The purpose of 24-7 Prayer is not to take over the world, one prayer room at a time. It’s not to conquer every high point in youth culture with trendy teams living lives with missional intent. 24-7 exists to put a rocket up the bottoms of those who responded when Jesus said, “Come follow me”. Follow we did, the decision, whether instant or long-winded was pretty much the easy part. The challenge is to live with the same commitment, determination and motivation as the day we said, “I’ll get my coat”.
There’s a very specific reason why I’m part of 24-7 Prayer. Actually it’s less of a reason and more of a two-hour window in the 24½ years of my life. I was 18, pretty naive, never had a boyfriend, hadn’t found who I was yet and was going through less of a crisis of faith, and more a challenge of lifestyle as I moved to Chichester on the South Coast of England for University.
Those pivotal two hours were in a smelly, cluttered Prayer Room, the first of many messy Prayer Rooms throughout the world. That was all ahead of us though, and rather than feel excited about spending an hour with God I felt mortified that I was going to have to find someway of appearing like I was praying so no-one would know what a pathetic Christian I was.
Prayer was always something my Mum did; I think she’s pretty good at it. I barely lasted five minutes before distraction inevitably came. As I wandered around the room, reading prayers, looking through the art work something like de ja vous crept from the back of my mind. This room provoked the same feeling in me as my old Catholic Church Back in Ireland did. The feeling of awe when I took communion for the first time, or the peace as I sat and soaked in the silence, sitting on a pew and thinking God must be awfully big. In that Church and this Prayer Room I had the same awareness of the immediate presence of God.
I can’t remember what I prayed about, or exactly what I did, but I do know that I spent two hours soaking and I’ve never been the same since.
I pride myself on being something of a human limpet. If I see something with God’s life all over it, I’ll attach myself in the hope that I might learn a thing or two. Seven years on and I’m still here, helping other people make those sacred spaces to encounter that great big God.
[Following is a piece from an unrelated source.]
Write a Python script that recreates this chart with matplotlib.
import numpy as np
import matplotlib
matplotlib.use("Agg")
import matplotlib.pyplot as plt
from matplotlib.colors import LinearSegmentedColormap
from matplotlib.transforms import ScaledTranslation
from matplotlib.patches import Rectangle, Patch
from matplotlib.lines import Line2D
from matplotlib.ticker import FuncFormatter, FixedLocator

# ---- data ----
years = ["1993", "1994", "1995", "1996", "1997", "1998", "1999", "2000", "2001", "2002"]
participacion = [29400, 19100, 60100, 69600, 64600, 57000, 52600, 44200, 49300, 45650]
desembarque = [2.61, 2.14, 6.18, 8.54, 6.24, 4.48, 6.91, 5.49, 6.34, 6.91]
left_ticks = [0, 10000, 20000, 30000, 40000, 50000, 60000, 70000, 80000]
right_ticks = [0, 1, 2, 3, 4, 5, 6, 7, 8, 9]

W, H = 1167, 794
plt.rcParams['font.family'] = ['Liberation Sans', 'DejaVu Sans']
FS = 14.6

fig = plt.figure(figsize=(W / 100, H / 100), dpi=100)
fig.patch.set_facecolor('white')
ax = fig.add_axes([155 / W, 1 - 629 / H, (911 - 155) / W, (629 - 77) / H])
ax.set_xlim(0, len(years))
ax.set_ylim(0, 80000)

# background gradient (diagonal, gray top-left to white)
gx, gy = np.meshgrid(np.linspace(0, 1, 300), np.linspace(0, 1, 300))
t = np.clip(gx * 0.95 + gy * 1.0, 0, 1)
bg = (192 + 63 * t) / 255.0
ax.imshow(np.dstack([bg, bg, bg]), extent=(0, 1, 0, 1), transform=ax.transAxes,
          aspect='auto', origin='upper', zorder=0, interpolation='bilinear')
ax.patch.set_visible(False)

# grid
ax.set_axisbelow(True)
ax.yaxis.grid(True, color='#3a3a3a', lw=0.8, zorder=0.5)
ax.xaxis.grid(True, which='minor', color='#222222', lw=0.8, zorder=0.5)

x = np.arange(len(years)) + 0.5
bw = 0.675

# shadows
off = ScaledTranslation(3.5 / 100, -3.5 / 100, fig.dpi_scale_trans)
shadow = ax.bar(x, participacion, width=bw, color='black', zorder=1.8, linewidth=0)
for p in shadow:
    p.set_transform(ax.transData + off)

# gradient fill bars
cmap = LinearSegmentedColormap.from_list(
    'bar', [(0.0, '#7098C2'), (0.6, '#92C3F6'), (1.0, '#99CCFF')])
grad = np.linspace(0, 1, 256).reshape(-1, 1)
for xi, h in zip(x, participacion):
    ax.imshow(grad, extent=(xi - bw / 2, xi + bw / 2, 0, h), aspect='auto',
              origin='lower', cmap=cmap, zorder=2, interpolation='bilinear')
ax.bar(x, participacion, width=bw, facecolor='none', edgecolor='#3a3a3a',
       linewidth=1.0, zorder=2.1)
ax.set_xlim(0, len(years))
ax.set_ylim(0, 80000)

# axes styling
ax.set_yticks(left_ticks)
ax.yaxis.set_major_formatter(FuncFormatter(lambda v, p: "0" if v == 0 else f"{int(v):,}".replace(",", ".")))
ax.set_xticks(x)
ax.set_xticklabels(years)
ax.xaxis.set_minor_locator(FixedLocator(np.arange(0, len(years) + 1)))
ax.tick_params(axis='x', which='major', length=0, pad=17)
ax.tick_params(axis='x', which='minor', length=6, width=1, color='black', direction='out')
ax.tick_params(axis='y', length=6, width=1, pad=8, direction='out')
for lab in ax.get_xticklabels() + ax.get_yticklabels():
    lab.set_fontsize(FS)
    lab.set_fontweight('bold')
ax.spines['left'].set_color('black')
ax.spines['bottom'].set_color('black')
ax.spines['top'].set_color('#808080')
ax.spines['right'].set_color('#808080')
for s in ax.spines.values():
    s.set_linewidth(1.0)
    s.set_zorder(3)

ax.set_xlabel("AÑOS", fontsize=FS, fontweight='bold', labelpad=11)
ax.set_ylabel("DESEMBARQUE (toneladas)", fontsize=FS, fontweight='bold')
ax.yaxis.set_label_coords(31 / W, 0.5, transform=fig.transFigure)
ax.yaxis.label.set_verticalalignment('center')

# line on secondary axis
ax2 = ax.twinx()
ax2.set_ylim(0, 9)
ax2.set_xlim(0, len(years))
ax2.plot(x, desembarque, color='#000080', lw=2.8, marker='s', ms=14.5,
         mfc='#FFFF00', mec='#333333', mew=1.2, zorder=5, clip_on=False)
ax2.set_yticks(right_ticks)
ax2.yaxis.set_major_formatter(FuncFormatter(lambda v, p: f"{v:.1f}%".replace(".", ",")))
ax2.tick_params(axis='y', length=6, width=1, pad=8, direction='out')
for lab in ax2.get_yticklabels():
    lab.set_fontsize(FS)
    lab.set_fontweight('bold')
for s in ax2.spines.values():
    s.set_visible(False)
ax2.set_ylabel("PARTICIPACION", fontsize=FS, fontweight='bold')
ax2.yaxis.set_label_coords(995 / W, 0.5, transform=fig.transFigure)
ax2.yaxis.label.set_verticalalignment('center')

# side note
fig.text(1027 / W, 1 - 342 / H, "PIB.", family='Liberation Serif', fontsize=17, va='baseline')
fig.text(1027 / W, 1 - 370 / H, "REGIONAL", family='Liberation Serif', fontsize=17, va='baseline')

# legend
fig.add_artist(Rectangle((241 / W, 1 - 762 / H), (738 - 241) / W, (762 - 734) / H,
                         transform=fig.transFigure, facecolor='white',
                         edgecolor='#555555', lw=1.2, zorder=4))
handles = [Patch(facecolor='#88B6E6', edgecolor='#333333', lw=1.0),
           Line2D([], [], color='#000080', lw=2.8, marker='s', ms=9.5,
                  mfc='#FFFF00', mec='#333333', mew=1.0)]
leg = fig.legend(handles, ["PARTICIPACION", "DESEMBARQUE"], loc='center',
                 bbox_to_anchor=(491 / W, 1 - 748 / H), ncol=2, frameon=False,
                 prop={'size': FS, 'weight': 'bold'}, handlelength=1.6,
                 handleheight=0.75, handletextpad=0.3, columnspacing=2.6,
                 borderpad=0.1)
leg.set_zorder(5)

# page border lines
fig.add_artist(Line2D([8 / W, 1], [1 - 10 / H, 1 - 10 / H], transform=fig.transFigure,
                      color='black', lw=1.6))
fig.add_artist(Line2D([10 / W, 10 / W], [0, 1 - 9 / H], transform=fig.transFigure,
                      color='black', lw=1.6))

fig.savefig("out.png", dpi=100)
I feel privileged to hear people’s stories first hand; the girl that got healed of pneumonia in Portugal, the guy who became a Christian because the presence of God was so thick he couldn’t deny him any longer, the team that reunited families after hurricane Katrina.
If the aim of every church and every denomination is Christ-centred Kingdom, with all the richness and challenge that implies, then I like to think that 24-7 is a box of matches in God’s cosmic toolbox. We’re not the only answer, but we’re one spark of many that propels people further than the cloakroom, further than the first year, but hopefully, please God, it equips them with the one tool that will guide them home, the ability to listen to God. The rest my friends will be history.